PE101-02: Repositories, Sharing, and Conda
As we’ve mentioned, there is an awful lot of Python code out in the world completely free for us to use. There packages as broadly useful as “SciPy” (numerical methods for the sciences) and as narrowly interesting as “bosch-thermostat-client” for setting values in Bosch Thermostats. With so many packages available, if there is something you need to do in a Jupyter notebook or in a Python program, there is a good chance someone else has done at least part of it and made it available as a package.
Publicly-available packages have to be kept somewhere to be useful. If programmers can’t find them, then they might as well not be made public. Fortunately, the Python world has a central repository - www.pypi.org. The repository (usually shortened to just “repo”, both vowels are long) is searchable.
One thing to notice in the repository is that packages there have version numbers. It’s also pretty common for one package to require another - scikit-learn requires scipy, for instance. Sometimes the requirements also have version numbers. There can be cases where Package A requires Package B, and specifically Package B has to have a version number greater than or equal to 11. When you have a lot of packages to import it can get cumbersome to check all the dependencies and make sure you have a combination that satisfies all the constraints.
In fact, it’s more than just cumbersome. Automatic checking is the only practical solution once the problem gets much size to it, and a piece of software that does this is called a SAT solver.
Conda - hard problems made solvable
Fortunately, there is Conda, a software tool and a repository of its own. The conda developers keep a subset of the half billion packages that are available and they ensure that their repository reflects a combination of versions that should work together. They do the hard work, we take advantage of it. They stay in business by selling their tools to commercial users but, being a research organization, we’re not required to pay.
Conda also has another useful trick: it can take advantage of Python’s virtual environments to let you load outside packages into a completely private space. This way, when you download and install the “instantnobelprize” package (I made that up), it’s only written to your own directories. Other users, and the system as a whole, are protected from whatever it might contain.
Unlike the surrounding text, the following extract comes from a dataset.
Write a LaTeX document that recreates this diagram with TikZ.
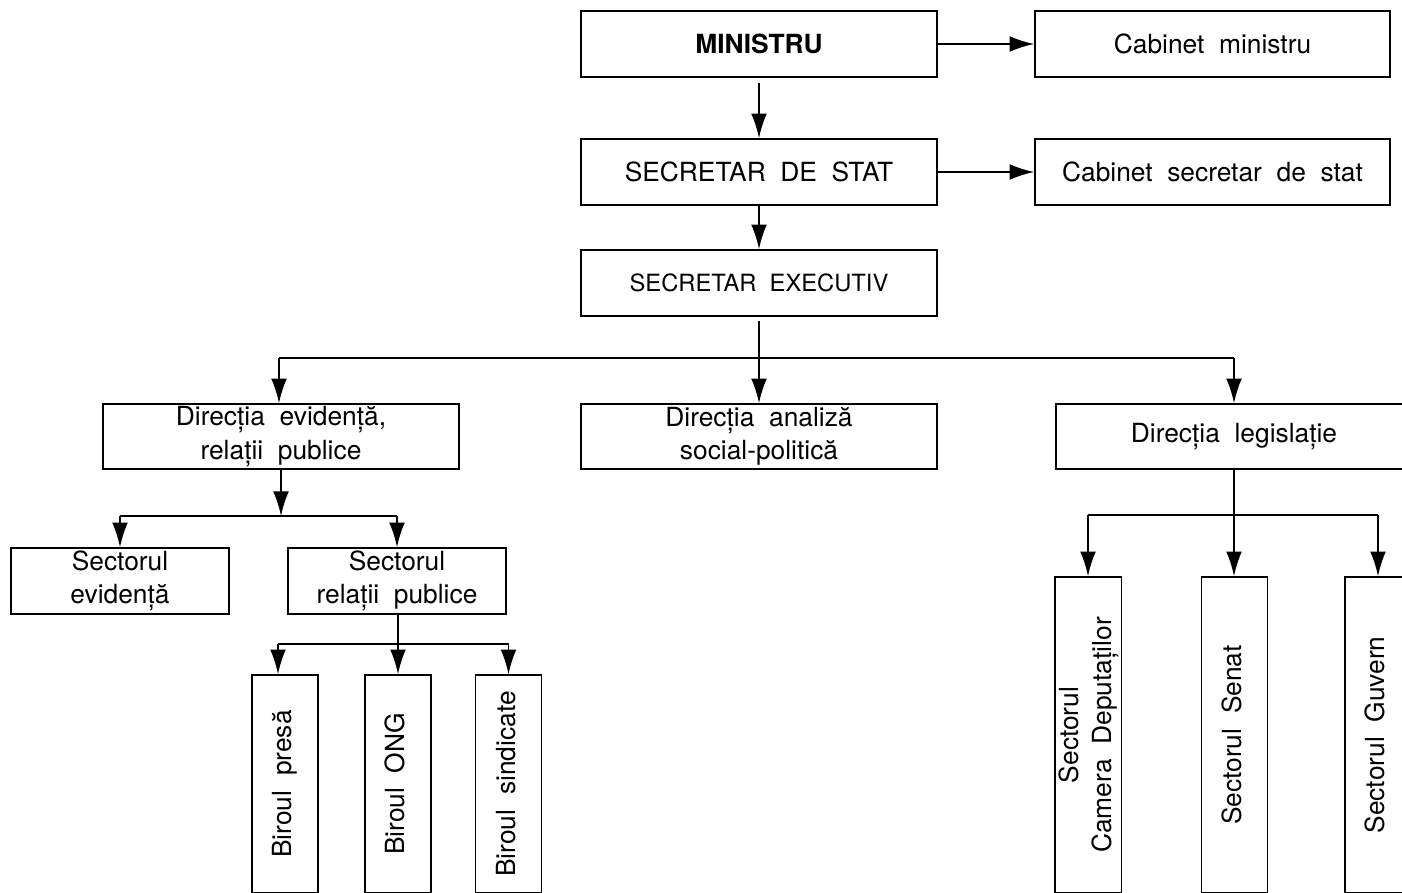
\documentclass[tikz,border=0pt]{standalone}
\usepackage{fontspec}
\setmainfont{TeX Gyre Heros}[WordSpace=2.0]
\usetikzlibrary{arrows.meta}
\tikzset{
  box/.style={
    rectangle, draw=black, line width=1pt, inner sep=0pt,
    minimum width=7.12cm, minimum height=1.32cm,
    align=center, font=\fontsize{15}{19}\selectfont
  },
  smallbox/.style={
    box, minimum width=4.36cm
  },
  vbox/.style={
    box, minimum width=1.32cm
  },
  arrow/.style={
    -{Latex[length=14pt,width=9pt]}, line width=1pt
  },
  bus/.style={
    line width=1pt
  }
}
\newcommand{\vtext}[1]{\rotatebox{90}{\begin{tabular}{@{}c@{}}#1\end{tabular}}}

\begin{document}
\begin{tikzpicture}[x=0.02cm, y=-0.02cm]
\useasboundingbox (0,0) rectangle (1402,892);

% conducere
\node[box, font=\fontsize{15}{19}\selectfont\bfseries] (min) at (759,44) {MINISTRU};
\node[box, minimum width=7.1cm] (cabm) at (1212.5,44) {Cabinet ministru};
\node[box] (sds) at (759,172) {SECRETAR DE STAT};
\node[box, minimum width=7.1cm] (cabs) at (1212.5,172) {Cabinet secretar de stat};
\node[box, font=\fontsize{13.5}{16}\selectfont] (sex) at (759,283) {SECRETAR EXECUTIV};

% directii
\node[box, minimum height=1.3cm] (dev) at (281,436.5) {Direcția evidență,\\relații publice};
\node[box, minimum height=1.3cm] (dan) at (759,436.5) {Direcția analiză\\social-politică};
\node[box, minimum height=1.3cm] (dleg) at (1234,436.5) {Direcția legislație};

% sectoare
\node[smallbox] (sev) at (120,581) {Sectorul\\evidență};
\node[smallbox] (srp) at (397,581) {Sectorul\\relații publice};

% birouri
\node[vbox, minimum height=4.36cm] (bpr) at (285,784) {\vtext{Biroul presă}};
\node[vbox, minimum height=4.36cm] (bong) at (398,784) {\vtext{Biroul ONG}};
\node[vbox, minimum height=4.36cm] (bsin) at (508.5,784) {\vtext{Biroul sindicate}};

\node[vbox, minimum height=6.32cm] (scd) at (1088,735) {\vtext{Sectorul\\Camera Deputaților}};
\node[vbox, minimum height=6.32cm] (ssen) at (1234.5,735) {\vtext{Sectorul Senat}};
\node[vbox, minimum height=6.32cm] (sguv) at (1378,735) {\vtext{Sectorul Guvern}};

% ramificatii
\coordinate (b1) at (759,358);
\coordinate (b2) at (281,516);
\coordinate (b3) at (398,644);
\coordinate (b4) at (1234,515);

\draw[arrow] (min) -- (cabm);
\draw[arrow] (sds) -- (cabs);
\draw[arrow] ([yshift=-0.1cm]min.south) -- (sds);
\draw[arrow] (sds) -- (sex);

\draw[arrow] ([yshift=-0.08cm]sex.south) -- (dan);
\draw[bus] ([xshift=-0.04cm]dev.north |- b1) -- (dleg.north |- b1);
\draw[arrow] ([xshift=-0.04cm]dev.north |- b1) -- ([xshift=-0.04cm]dev.north);
\draw[arrow] (dleg.north |- b1) -- (dleg.north);

\draw[arrow] (dev) -- (b2);
\draw[bus] (sev.north |- b2) -- (srp.north |- b2);
\draw[arrow] (sev.north |- b2) -- (sev.north);
\draw[arrow] (srp.north |- b2) -- (srp.north);

\draw[arrow] (srp.south -| bong.north) -- (bong.north);
\draw[bus] ([xshift=-0.14cm]bpr.north |- b3) -- (bsin.north |- b3);
\draw[arrow] ([xshift=-0.14cm]bpr.north |- b3) -- ([xshift=-0.14cm]bpr.north);
\draw[arrow] (bsin.north |- b3) -- (bsin.north);

\draw[arrow] (dleg.south) -- (dleg.south |- ssen.north);
\draw[bus] (scd.north |- b4) -- (sguv.north |- b4);
\draw[arrow] (scd.north |- b4) -- (scd.north);
\draw[arrow] (sguv.north |- b4) -- (sguv.north);
\end{tikzpicture}
\end{document}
Setting up Conda and using it with Jupyter notebooks takes a little bit of work and has to be done from the command line, but so often it’s worth it. If you haven’t used the command line yet, take a look at the training units in SF100 on the Linux command line and scripting.
What follows is taken directly from the CLASSE wiki entry for JupyterHub with just a few modifications.
Python Environments
A Python environment is a local, unique to a user, repository plus a copy of the Python interpreter itself. Having a private environment is how we can load specific versions of packages even when the server has a different one. It even lets us install specific versions of python without affecting anyone else.
When you launch a new notebook, you are presented with a dropdown to select your desired python kernel. The default Python 3 kernel is a CLASSE-IT maintained conda environment in /nfs/opt/anaconda3/envs/python3
Adding New Environments
In addition, you can install your own python environments and have them added as an option when creating new notebooks.
Create your own python environment using your desired python installation. Please see LinuxSoftwareDevelopment for a list of centrally maintained python environments, and further down LinuxSoftwareDevelopment for tips on creating your own conda installation.
Install anything you like in the environment, but you MUST at least install ipykernel. For example
pip install ipykernel
Activate the new environment. If using conda, this would look something like:
source /path/to/conda/install/bin/activate conda activate my-python-env
Add the virtual environment as a jupyter kernel using
python -m ipykernel install --user --name=my-python-env --display-name "My Python Env"
This adds the kernel to ~/.local/share/jupyter/kernels/ and now it can be used by Jupyter. When you create a new notebook now, “My Python Env” will be one of your choices.